Category	n	Has doc?	faithfulness	answer_relevancy	context_precision	context_recall
`error_codes`	3	yes	0.167	0.528	0.317	0.333
`warranty`	2	yes	0.000	0.167	0.500	0.833
`billing`	2	yes (returns_policy.md, partial overlap)	0.000	0.833	0.167	0.167
`reset_password`	2	no	0.000	0.667	0.000	0.000
`installation`	2	no	0.000	0.500	0.000	0.000
`general`	1	no	0.000	0.667	0.000	0.000

faithfulness is low because the answers in the fixture are written as prose that does not always overlap word-for-word with the demo doc text; context_precision/recall are zero for unsupported categories by design, not by accident.

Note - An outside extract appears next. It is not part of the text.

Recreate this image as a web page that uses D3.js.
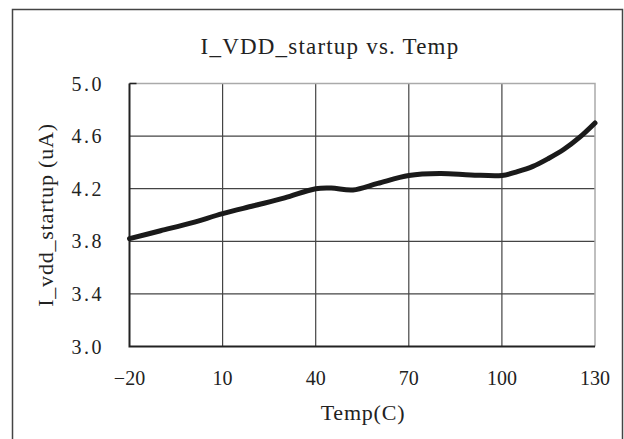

These are honest numbers, not a leaderboard.

Output shape

The structure of data/evaluation/benchmark_results.json is what the offline-with-docs runner writes after a run — that file is committed:

{
  "aggregate": {
    "faithfulness": 0.0417,
    "answer_relevancy": 0.5486,
    "context_precision": 0.1905,
    "context_recall": 0.25
  },
  "per_question": [
    {
      "question": "Что означает ошибка E401?",
      "category": "error_codes",
      "scores": {
        "faithfulness": 0.0,
        "answer_relevancy": 0.75,
        "context_precision": 0.1429,
        "context_recall": 0.0
      }
    }
  ],
  "num_cases": 12,
  "context_source": "demo/docs (category->doc mapping)",
  "category_coverage": { "error_codes": 3, "warranty": 2, "billing": 2,
                          "reset_password": 2, "installation": 2, "general": 1 },
  "supported_categories": ["billing", "error_codes", "warranty"],
  "timestamp": "…"
}

benchmark_runner.py (no docs) writes the same shape but the four aggregate fields collapse to keyword-only answer_relevancy ≈ 0.549 and zeros elsewhere — that’s the baseline against which the demo-doc run is an honest improvement.